Item 1. Security and Issuer.
This statement on Schedule 13D (this “Statement”) amends and supplements, as Amendment No. 11, the Schedule 13D filed on January 21, 2014 (the “Initial Schedule 13D”), which was amended on February 20, 2014 by Amendment No. 1 to the Initial Schedule 13D (“Amendment No. 1”), on February 27, 2014 by Amendment No. 2 to the Initial Schedule 13D (“Amendment No. 2”), on April 24, 2014 by Amendment No. 3 to the Initial Schedule 13D (“Amendment No. 3”), on April 30, 2014 by Amendment No. 4 to the Initial Schedule 13D (“Amendment No. 4”), on July 31, 2014 by Amendment No. 5 to the initial Schedule 13D (“Amendment No. 5”), on December 10, 2014 by Amendment No. 6 to the initial Schedule 13D (“Amendment No. 6”), on February 29, 2016 by Amendment No. 7 to the Initial Schedule 13D (“Amendment No. 7”), on October 4, 2016 by Amendment No. 8 to the Initial Schedule 13D (“Amendment No. 8”), on February 26, 2019 by Amendment No. 9 to the Initial Schedule 13D (“Amendment No. 9”), on May 13, 2024 by Amendment No. 10 to the Initial Schedule 13D (“Amendment No. 10” and, together with the Initial Schedule 13D and Amendment No. 1 through Amendment No. 9, the “Schedule 13D”), and relates to shares of common stock, no par value per share (the “Common Stock”), of Titan International, Inc. (the “Issuer”). Capitalized terms used in this Statement but not defined herein shall have the respective meanings given to such terms in Amendment No. 10.
Item 4. Purpose of Transaction.
Item 4 is hereby amended to add the following:
On October 18, 2024, Master Account, Capital Partners (100) and Institutional Partners III (collectively, the “MHR Funds”) and the Issuer entered into a Stock Repurchase Agreement whereby the Issuer repurchased 8,005,000 shares of Common Stock held by the MHR Funds for $7.20 per share (the “MHR Repurchase”). As a result, the MHR Funds no longer own any shares of Common Stock. In connection with the MHR Repurchase, the Issuer’s obligations to provide audit committee observer rights under the Audit Committee Observer Agreement dated September 29, 2016 entered into with the MHR Funds and certain other related persons, terminated in accordance with the terms of such agreement.

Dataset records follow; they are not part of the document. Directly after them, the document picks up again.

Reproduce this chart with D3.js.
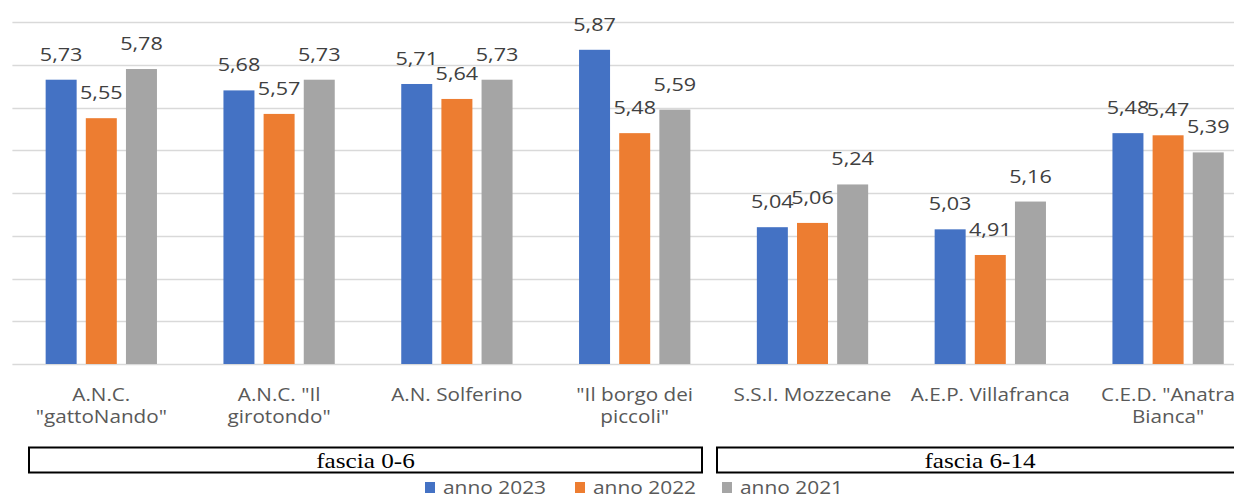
<!DOCTYPE html>
<html>
<head>
<meta charset="utf-8">
<script src="https://cdn.jsdelivr.net/npm/d3@7"></script>
<style>
  body { margin: 0; background: #fff; }
  svg { display: block; }
  .val { font-family: "Open Sans", sans-serif; font-size: 18px; fill: #404040; }
  .cat { font-family: "Open Sans", sans-serif; font-size: 18px; fill: #595959; }
  .leg { font-family: "Open Sans", sans-serif; font-size: 19px; fill: #595959; }
  .grp { font-family: "Liberation Serif", serif; font-size: 21px; fill: #000; }
</style>
</head>
<body>
<div id="chart"></div>
<script>
// data
const categories = ['A.N.C.\n"gattoNando"', 'A.N.C. "Il\ngirotondo"', 'A.N. Solferino', '"Il borgo dei\npiccoli"', 'S.S.I. Mozzecane', 'A.E.P. Villafranca', 'C.E.D. "Anatra\nBianca"'];
const seriesNames = ['anno 2023', 'anno 2022', 'anno 2021'];
const anno2023 = [5.73, 5.68, 5.71, 5.87, 5.04, 5.03, 5.48];
const anno2022 = [5.55, 5.57, 5.64, 5.48, 5.06, 4.91, 5.47];
const anno2021 = [5.78, 5.73, 5.73, 5.59, 5.24, 5.16, 5.39];
const groupLabels = ['fascia 0-6', 'fascia 6-14'];
const groupFrom = [0, 4];
const groupTo = [3, 6];

const colors = ['#4472C4', '#ED7D31', '#A5A5A5'];
const seriesValues = [anno2023, anno2022, anno2021];

const width = 1234, height = 496;
const plotLeft = 12.4, step = 177.8;
const plotTop = 22, plotBottom = 364;

const svg = d3.select('#chart').append('svg')
  .attr('width', width)
  .attr('height', height);

const x0 = d3.scaleBand()
  .domain(d3.range(categories.length))
  .range([plotLeft, plotLeft + step * categories.length])
  .paddingInner(0.374)
  .paddingOuter(0.187);

const x1 = d3.scaleBand()
  .domain(d3.range(seriesNames.length))
  .range([0, x0.bandwidth()])
  .paddingInner(0.228);

const y = d3.scaleLinear()
  .domain([4.4, 6.0])
  .range([plotBottom, plotTop]);

const it = d3.formatLocale({decimal: ',', thousands: '.', grouping: [3], currency: ['€', '']});
const fmt = it.format('.2f');

// gridlines
svg.append('g')
  .selectAll('line')
  .data(y.ticks(8))
  .enter().append('line')
  .attr('x1', plotLeft)
  .attr('x2', width)
  .attr('y1', d => Math.round(y(d)) + 0.5)
  .attr('y2', d => Math.round(y(d)) + 0.5)
  .attr('stroke', '#d9d9d9')
  .attr('stroke-width', 1.5);

// bars
const groups = svg.selectAll('g.cat-g')
  .data(categories.map((c, i) => seriesValues.map((s, j) => ({i: i, j: j, v: s[i]}))))
  .enter().append('g')
  .attr('class', 'cat-g')
  .attr('transform', (d, i) => 'translate(' + x0(i) + ',0)');

groups.selectAll('rect')
  .data(d => d)
  .enter().append('rect')
  .attr('x', d => x1(d.j))
  .attr('width', x1.bandwidth())
  .attr('y', d => y(d.v))
  .attr('height', d => plotBottom - y(d.v))
  .attr('fill', d => colors[d.j]);

groups.selectAll('text.val')
  .data(d => d)
  .enter().append('text')
  .attr('class', 'val')
  .attr('text-anchor', 'middle')
  .attr('transform', d => 'translate(' + (x1(d.j) + x1.bandwidth() / 2) + ',' + (y(d.v) - 19) + ') scale(1.2,1)')
  .text(d => fmt(d.v));

// category labels
const catText = svg.append('g').selectAll('text')
  .data(categories)
  .enter().append('text')
  .attr('class', 'cat')
  .attr('text-anchor', 'middle')
  .attr('transform', (d, i) => 'translate(' + (x0(i) + x0.bandwidth() / 2) + ',401) scale(1.15,1)');

catText.selectAll('tspan')
  .data(d => d.split('\n'))
  .enter().append('tspan')
  .attr('x', 0)
  .attr('y', (d, k) => k * 22.5)
  .text(d => d);

// group boxes under the axis
const boxInset = [[16.6, -21.6], [-6.6, -14]];
const boxes = svg.append('g').selectAll('g')
  .data(groupLabels)
  .enter().append('g');

boxes.append('rect')
  .attr('x', (d, k) => x0(groupFrom[k]) - x0.step() * x0.paddingOuter() + boxInset[k][0])
  .attr('y', 447.5)
  .attr('width', (d, k) => (groupTo[k] - groupFrom[k] + 1) * x0.step() - boxInset[k][0] + boxInset[k][1])
  .attr('height', 25)
  .attr('fill', 'none')
  .attr('stroke', '#000')
  .attr('stroke-width', 2);

boxes.append('text')
  .attr('class', 'grp')
  .attr('text-anchor', 'middle')
  .attr('transform', (d, k) => {
    let left = x0(groupFrom[k]) - x0.step() * x0.paddingOuter() + boxInset[k][0];
    let w = (groupTo[k] - groupFrom[k] + 1) * x0.step() - boxInset[k][0] + boxInset[k][1];
    return 'translate(' + (left + w / 2) + ',468) scale(1.2,1)';
  })
  .text(d => d);

// legend
const legX = [425, 575, 722];
const legend = svg.append('g').selectAll('g')
  .data(seriesNames)
  .enter().append('g')
  .attr('transform', (d, j) => 'translate(' + legX[j] + ',0)');

legend.append('rect')
  .attr('x', 0)
  .attr('y', 482)
  .attr('width', 10)
  .attr('height', 11)
  .attr('fill', (d, j) => colors[j]);

legend.append('text')
  .attr('class', 'leg')
  .attr('transform', 'translate(18,494) scale(1.1,1)')
  .text(d => d);
</script>
</body>
</html>
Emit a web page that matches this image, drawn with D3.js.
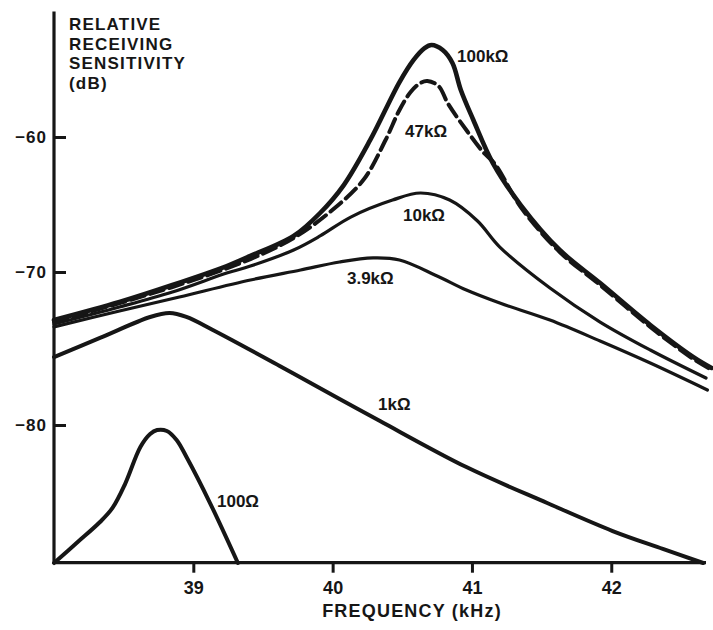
<!DOCTYPE html>
<html><head><meta charset="utf-8">
<script src="https://cdn.jsdelivr.net/npm/d3@7"></script>
<style>
html,body{margin:0;padding:0;background:#fff;}
svg text{font-family:"Liberation Sans",Arial,Helvetica,sans-serif;font-weight:bold;fill:#161616;}
</style></head><body>
<svg id="chart" width="713" height="630"></svg>
<script>
// ---- data ----
const xTicks = [39, 40, 41, 42];
const yTicks = [-60, -70, -80];
const xDomain = [38, 42.68];
const yDomain = [-89.0, -50.7];
const yTitle = ["RELATIVE", "RECEIVING", "SENSITIVITY", "(dB)"];
const xTitle = "FREQUENCY (kHz)";

const freq100k = [38.00, 38.47, 38.85, 39.24, 39.41, 39.72, 39.91, 40.08, 40.27, 40.48, 40.58, 40.66, 40.71, 40.79, 40.86, 40.92, 41.01, 41.15, 41.35, 41.63, 41.92, 42.28, 42.59, 42.72];
const db100k   = [-73.14, -71.96, -70.85, -69.56, -68.81, -67.33, -65.63, -63.56, -60.22, -55.93, -54.30, -53.41, -53.19, -53.56, -54.52, -56.52, -58.74, -61.93, -65.04, -68.37, -70.72, -73.46, -75.56, -76.27];

const freq47k = [38.00, 38.85, 39.41, 39.72, 39.98, 40.22, 40.38, 40.48, 40.56, 40.63, 40.68, 40.76, 40.83, 40.97, 41.08, 41.17, 41.35, 41.63, 41.92, 42.28, 42.59, 42.71];
const db47k   = [-73.27, -70.98, -69.04, -67.48, -65.56, -63.19, -60.22, -58.00, -56.67, -56.00, -55.85, -56.22, -57.56, -59.63, -61.11, -62.07, -65.19, -68.52, -70.85, -73.59, -75.69, -76.34];

const freq10k = [38.00, 38.47, 38.85, 39.24, 39.41, 39.72, 39.91, 40.13, 40.43, 40.63, 40.84, 41.04, 41.20, 41.56, 41.92, 42.28, 42.68];
const db10k   = [-73.40, -72.29, -71.31, -70.07, -69.56, -68.37, -67.33, -65.93, -64.67, -64.15, -64.67, -66.22, -68.15, -71.05, -73.27, -75.10, -76.93];

const freq3k9 = [38.00, 38.47, 38.90, 39.41, 39.77, 40.05, 40.29, 40.48, 40.75, 40.96, 41.20, 41.56, 41.92, 42.28, 42.69];
const db3k9   = [-73.59, -72.55, -71.63, -70.52, -69.85, -69.26, -68.96, -69.11, -70.26, -71.18, -72.03, -73.14, -74.51, -75.95, -77.71];

const freq1k = [38.00, 38.33, 38.69, 38.83, 38.95, 39.14, 39.62, 40.05, 40.34, 40.96, 41.54, 42.01, 42.37, 42.66];
const db1k   = [-75.56, -74.31, -72.94, -72.68, -72.94, -73.79, -76.14, -78.30, -79.74, -82.75, -85.10, -86.93, -88.10, -89.02];

const freq100 = [38.00, 38.17, 38.33, 38.42, 38.51, 38.62, 38.69, 38.74, 38.81, 38.88, 38.955, 39.12, 39.32];
const db100   = [-89.02, -87.65, -86.34, -85.42, -83.86, -81.44, -80.59, -80.33, -80.39, -80.98, -82.16, -85.10, -89.02];

const seriesNames = ["100kΩ", "47kΩ", "10kΩ", "3.9kΩ", "1kΩ", "100Ω"];
const labelFreq = [40.893, 40.52, 40.505, 40.103, 40.326, 39.17];
const labelDb   = [-54.44, -60.0, -66.22, -70.78, -79.02, -85.36];

// ---- chart ----
const svg = d3.select("#chart");
const x = d3.scaleLinear().domain(xDomain).range([54, 706]);
const y = d3.scaleLinear().domain([-80, -70, -60]).range([425, 272, 137]);
const ink = "#161616";

const line = d3.line().x(d => x(d[0])).y(d => y(d[1])).curve(d3.curveCatmullRom.alpha(0.5));
const zip = (f, v) => f.map((d, i) => [d, v[i]]);

const series = [
  {f: freq3k9, v: db3k9, w: 3.2},
  {f: freq10k, v: db10k, w: 3.2},
  {f: freq1k, v: db1k, w: 4},
  {f: freq100, v: db100, w: 4},
  {f: freq47k, v: db47k, w: 4, dash: "14,6"},
  {f: freq100k, v: db100k, w: 4.6}
];
series.forEach(s => {
  svg.append("path").datum(zip(s.f, s.v))
    .attr("d", line).attr("fill", "none").attr("stroke", ink)
    .attr("stroke-width", s.w).attr("stroke-linecap", "round")
    .attr("stroke-dasharray", s.dash || null);
});

// axes lines
svg.append("line").attr("x1", x(xDomain[0])).attr("x2", x(xDomain[0]))
  .attr("y1", y(yDomain[0])).attr("y2", y(yDomain[1]))
  .attr("stroke", ink).attr("stroke-width", 3.2);
svg.append("line").attr("x1", x(xDomain[0])).attr("x2", x(xDomain[1]))
  .attr("y1", y(yDomain[0])).attr("y2", y(yDomain[0]))
  .attr("stroke", ink).attr("stroke-width", 3.2);

const xAxis = svg.append("g").attr("transform", `translate(0,${y(yDomain[0])})`)
  .call(d3.axisBottom(x).tickValues(xTicks).tickSize(10).tickPadding(9).tickFormat(d3.format("d")));
xAxis.select(".domain").remove();
xAxis.selectAll("line").attr("stroke", ink).attr("stroke-width", 3);
xAxis.selectAll("text").style("font-size", "18px").style("font-family", null).attr("fill", ink);

const yAxis = svg.append("g").attr("transform", `translate(${x(xDomain[0])},0)`)
  .call(d3.axisLeft(y).tickValues(yTicks).tickSize(-12).tickPadding(7).tickFormat(d3.format("d")));
yAxis.select(".domain").remove();
yAxis.selectAll("line").attr("stroke", ink).attr("stroke-width", 3);
yAxis.selectAll("text").style("font-size", "17px").style("letter-spacing", "1px").attr("fill", ink);

// y title
svg.append("g").selectAll("text").data(yTitle).join("text")
  .attr("x", 69).attr("y", (d, i) => 30 + i * 19.5)
  .style("font-size", "17px").style("letter-spacing", "1.2px").text(d => d);

// x title
svg.append("text").attr("x", 412).attr("y", 617).attr("text-anchor", "middle")
  .style("font-size", "18px").style("letter-spacing", "1.2px").text(xTitle);

// curve labels
svg.append("g").selectAll("text").data(seriesNames).join("text")
  .attr("x", (d, i) => x(labelFreq[i])).attr("y", (d, i) => y(labelDb[i]))
  .style("font-size", "17px").text(d => d);
</script>
</body></html>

Item 5 Interest in Securities of the Issuer
Item 5 is hereby amended by deleting such Item in its entirety and replacing it with the following:
The percentages set forth below are calculated based on information contained in the Issuer’s Form 10-Q for the quarterly period ended June 30, 2024, which disclosed that there were 72,159,028 shares of Common Stock outstanding as of July 24, 2024.
(a) (i) Master Account may be deemed to be the beneficial owner of 0 shares of Common Stock held for its own account (approximately 0% of the total number of shares of Common Stock outstanding, calculated in accordance with Rule 13d-3(d)(1)(i) under the Act).
(ii) Capital Partners (100) may be deemed to be the beneficial owner of 0 shares of Common Stock held for its own account (approximately 0% of the total number of shares of Common Stock outstanding, calculated in accordance with Rule 13d-3(d)(1)(i) under the Act).
(iii) Advisors may be deemed to be the beneficial owner of 0 shares of Common Stock (approximately 0% of the total number of shares of Common Stock outstanding, calculated in accordance with Rule 13d-3(d)(1)(i) under the Act).
(iv) Institutional Partners III may be deemed to be the beneficial owner of 0 shares of Common Stock held for its own account (approximately 0% of the total number of shares of Common Stock outstanding, calculated in accordance with Rule 13d-3 (d)(1)(i) under the Act).